Scaling Laws for Convection with Temperature-dependent Viscosity and Grain-damage

TL;DR

This paper develops scaling laws for convection with grain-damage considering temperature-dependent viscosity, revealing how surface temperature influences planetary tectonics and demonstrating a continuum of surface mobility regimes.

Contribution

It introduces new scaling laws for grain-damage convection that incorporate temperature dependence, expanding understanding of planetary mantle dynamics.

Findings

Increasing surface temperature reduces plate speed and heat flow.

Transitional convection regimes are larger and more gradual than previously thought.

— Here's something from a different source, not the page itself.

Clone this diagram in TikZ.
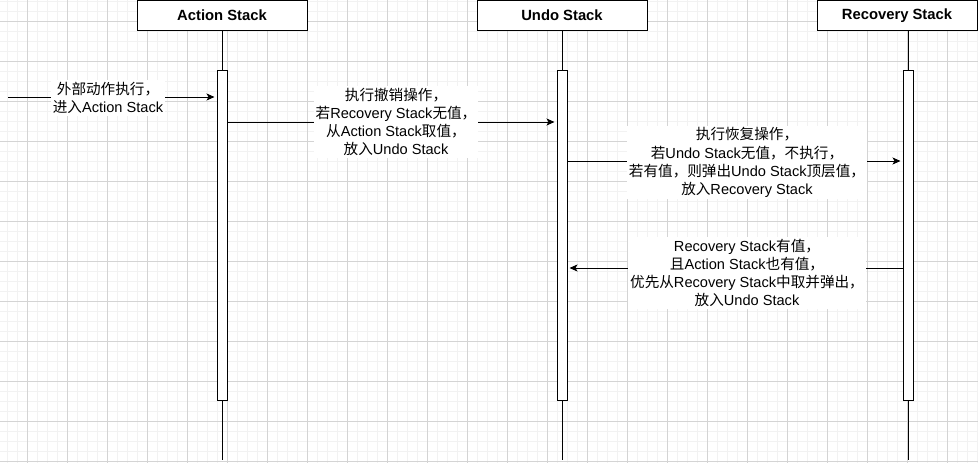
\documentclass[tikz,border=0pt]{standalone}
\usepackage{fontspec}
\setmainfont{Liberation Sans}
\newfontfamily\cjk{Noto Sans CJK SC}
\usetikzlibrary{arrows.meta}
\newcommand\zh[1]{{\cjk #1}}
\begin{document}
\begin{tikzpicture}[x=1pt,y=-1pt,
  minorgrid/.style={draw=black!5,line width=1pt},
  majorgrid/.style={draw=black!17,line width=1pt},
  head/.style={draw,fill=white,line width=1pt,minimum height=30pt,inner sep=0pt,font=\bfseries\fontsize{14.8}{17}\selectfont},
  actbar/.style={draw,fill=white,line width=1pt,minimum width=10pt,minimum height=330pt,inner sep=0pt},
  life/.style={line width=1pt},
  msg/.style={line width=1pt,-{Stealth[length=8pt,width=7pt,inset=2pt]},shorten >=2pt},
  lbl/.style={fill=white,inner sep=2pt,align=center,font=\fontsize{14.6}{18.2}\selectfont}]
\useasboundingbox (0,0) rectangle (978,463);
\fill[white] (0,0) rectangle (978,463);
% grid
\foreach \x in {7,17,...,977} \draw[minorgrid] (\x,0) -- (\x,463);
\foreach \y in {1,11,...,461} \draw[minorgrid] (0,\y) -- (978,\y);
\foreach \x in {27,67,...,947} \draw[majorgrid] (\x,0) -- (\x,463);
\foreach \y in {21,61,...,461} \draw[majorgrid] (0,\y) -- (978,\y);
% headers
\node[head,minimum width=170pt] (h1) at (222,15.5) {Action Stack};
\node[head,minimum width=170pt] (h2) at (562,15.5) {Undo Stack};
\node[head,minimum width=160pt] (h3) at (897,15.5) {Recovery Stack};
% activations
\node[actbar] (act1) at (222,235) {};
\node[actbar] (act2) at (562,235) {};
\node[actbar] (act3) at (908,235) {};
% lifelines
\coordinate (e1) at (222,460);
\coordinate (e2) at (562,460);
\coordinate (e3) at (908,460);
\draw[life] (h1.south) -- (act1.north);
\draw[life] (h2.south) -- (act2.north);
\draw[life] (act3.north |- h3.south) -- (act3.north);
\draw[life] (act1.south) -- (e1);
\draw[life] (act2.south) -- (e2);
\draw[life] (act3.south) -- (e3);
% messages
\coordinate (ext) at (8,97);
\coordinate (y2) at (0,122);
\coordinate (y3) at (0,161);
\coordinate (y4) at (0,268);
\draw[msg] (ext) -- (ext -| act1.west);
\draw[msg] (act1.east |- y2) -- (act2.west |- y2);
\draw[msg] (act2.east |- y3) -- (act3.west |- y3);
\draw[msg] (act3.west |- y4) -- (act2.east |- y4);
% labels
\node[lbl] (l1) at (108,98) {\zh{外部动作执行，}\\\zh{进入}Action Stack};
\node[lbl] (l2) at (396,122) {\zh{执行撤销操作，}\\\zh{若}Recovery Stack\zh{无值，}\\\zh{从}Action Stack\zh{取值，}\\\zh{放入}Undo Stack};
\node[lbl] (l3) at (747,162.5) {\zh{执行恢复操作，}\\\zh{若}Undo Stack\zh{无值，不执行，}\\\zh{若有值，则弹出}Undo Stack\zh{顶层值，}\\\zh{放入}Recovery Stack};
\node[lbl] (l4) at (747,273) {Recovery Stack\zh{有值，}\\\zh{且}Action Stack\zh{也有值，}\\\zh{优先从}Recovery Stack\zh{中取并弹出，}\\\zh{放入}Undo Stack};
\end{tikzpicture}
\end{document}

Planets can exhibit a continuum of surface mobility states.

Abstract

Numerical experiments of convection with grain-damage are used to develop scaling laws for convective heat flow, mantle velocity, and plate velocity across the stagnant lid and plate-tectonic regimes. Three main cases are presented in order of increasing complexity: a simple case wherein viscosity is only dependent on grainsize, a case where viscosity depends on temperature and grainsize, and finally a case where viscosity is temperature and grainsize sensitive, and the grain-growth (or healing) is also temperature sensitive. In all cases, convection with grain-damage scales differently than Newtonian convection due to the effects of grain-damage. For the fully realistic case, numerical results show stagnant lid convection, fully mobilized convection that resembles the temperature-independent viscosity case, and partially mobile or transitional convection, depending on damage to healing ratio, Rayleigh number, and the activation energies for viscosity and healing. Applying our scaling laws for the fully realistic case to Earth and Venus we demonstrate that increasing surface temperature dramatically decreases plate speed and heat flow, essentially shutting down plate tectonics, due to increased healing in lithospheric shear zones, as proposed previously. Contrary to many previous studies, the transitional regime between the stagnant lid and fully mobilized regimes is large, and the transition from stagnant lid to mobile convection is gradual and continuous. Thus planets could exhibit a full range of surface mobility, as opposed to the bimodal distribution of fully mobile lid planets and stagnant lid planets that is typically assumed.